10 December 2018

Tanzania: Govt Urged to Utilise Private Sector

THE government has been urged to involve the private sector in the growth and development of agriculture, livestock and fisheries sectors in Tanzania.

Presenting findings of a study conducted by the Southern Agricultural Growth of Tanzania (Sagcot) in collaboration with the Local Government Authorities to stakeholders, study adviser Leo Mavika said one of the challenges they found out in the study was the least involvement of the private sector.

"We went to some places and we were told that there was a shortage of extension officers, but the area had some extension officers employed by the private sector to attend to farmers' groups.

We wonder why the government in such areas doesn't utilise such extension officers," he said.

He, however, emphasised the government's need to employ extension officers in agriculture and livestock keeping to ensure industrialisation and middle income economy status by 2025 was achieved.

"The government plan is to achieve the industrial economy status that will be facilitated by the agricultural sector. Therefore, we can't underestimate agricultural, livestock and fishery sectors.

One of the ways to empower these sectors is to employ adequate extension officers," he said. He added that areas without sources of water needed more extension officers, who would teach people on fish farming by building ponds.

He said notwithstanding the fact that the policy had it that all wards in the country must have extension officers in agriculture, livestock and fisheries, the study found out that the shortage was huge.

He said instructing farmers through a farmer field school was not appropriate as it didn't address challenges facing farmers and yet it was the most used way of serving farmers.

He added that the working environment was not friendly to extension officers and this situation led to inefficiency.

On the working environment, he said the study looked at various criteria, including offices and the transport means they used. "There is an acute shortage of working tools compared to the number of extension officers.
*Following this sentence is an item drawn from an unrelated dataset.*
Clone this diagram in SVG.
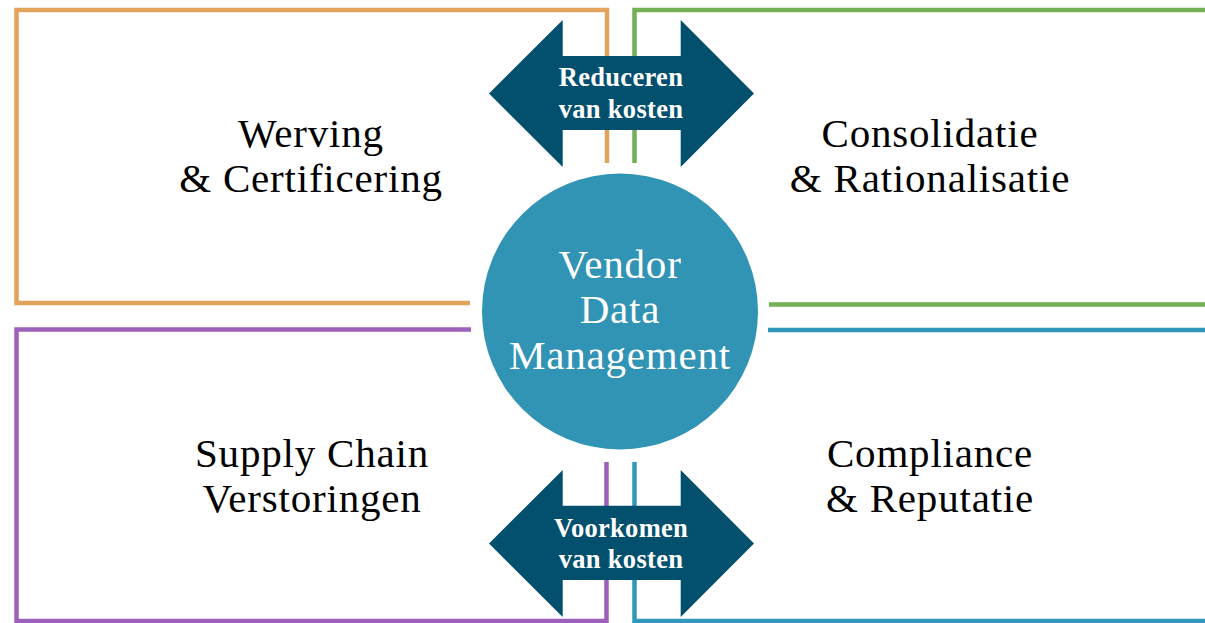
<svg xmlns="http://www.w3.org/2000/svg" width="1205" height="623" viewBox="0 0 1205 623">
<style>
.frame{fill:none;stroke-width:4.5;stroke-linejoin:miter}
.lbl{font-family:"Liberation Serif","Times New Roman",serif;font-size:41px;letter-spacing:0.8px;fill:#000;text-anchor:middle}
.ctr{font-family:"Liberation Serif","Times New Roman",serif;font-size:41px;letter-spacing:0.8px;fill:#fff;text-anchor:middle}
.arr{fill:#03506E}
.atx{font-family:"Liberation Serif","Times New Roman",serif;font-size:26.5px;letter-spacing:0.3px;font-weight:bold;fill:#fff;text-anchor:middle}
</style>
<rect width="1205" height="623" fill="#fff"/>
<g id="connectors">
<path class="frame" stroke="#E2A45A" d="M470 303 H16.5 V10 H607 V163"/>
<path class="frame" stroke="#72AF55" d="M634.5 163 V10 H1212 V304.5 H769"/>
<path class="frame" stroke="#9C62BB" d="M471 329.5 H16.5 V621 H606.5 V462"/>
<path class="frame" stroke="#3098BA" d="M768 330 H1212 V621 H634.5 V462"/>
</g>
<g id="werving">
<text class="lbl" x="311" y="147">Werving</text>
<text class="lbl" x="311" y="192">&amp; Certificering</text>
</g>
<g id="consolidatie">
<text class="lbl" x="930" y="147">Consolidatie</text>
<text class="lbl" x="930" y="192">&amp; Rationalisatie</text>
</g>
<g id="supply">
<text class="lbl" x="312" y="467">Supply Chain</text>
<text class="lbl" x="312" y="512">Verstoringen</text>
</g>
<g id="compliance">
<text class="lbl" x="930" y="467">Compliance</text>
<text class="lbl" x="930" y="512">&amp; Reputatie</text>
</g>
<g id="vdm">
<circle cx="620" cy="311.5" r="138" fill="#3194B4"/>
<text class="ctr" x="620" y="278">Vendor</text>
<text class="ctr" x="620" y="323">Data</text>
<text class="ctr" x="620" y="369">Management</text>
</g>
<g id="reduceren">
<polygon class="arr" points="489,93.5 562.7,20 562.7,56 680.7,56 680.7,20 754,93.5 680.7,167 680.7,130 562.7,130 562.7,167"/>
<text class="atx" x="621" y="86">Reduceren</text>
<text class="atx" x="621" y="118">van kosten</text>
</g>
<g id="voorkomen">
<polygon class="arr" points="489,543.5 562.7,470 562.7,505.7 680.7,505.7 680.7,470 754,543.5 680.7,617 680.7,580 562.7,580 562.7,617"/>
<text class="atx" x="621" y="537">Voorkomen</text>
<text class="atx" x="621" y="568">van kosten</text>
</g>
</svg>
However, what is important is to note that the government has provided more motorcycles than bicycles, which is commendable," he said.

The study, which was conducted in Iringa, Njombe, Songwe and Mbeya regions, aims at discovering the availability and working conditions of extension officers in agriculture, fishery and livestock in districts, wards and village levels.

For his part, Sagcot Policy Specialist Prudence Lugendo said the study was conducted following challenges experienced in collaboration between public and private sectors.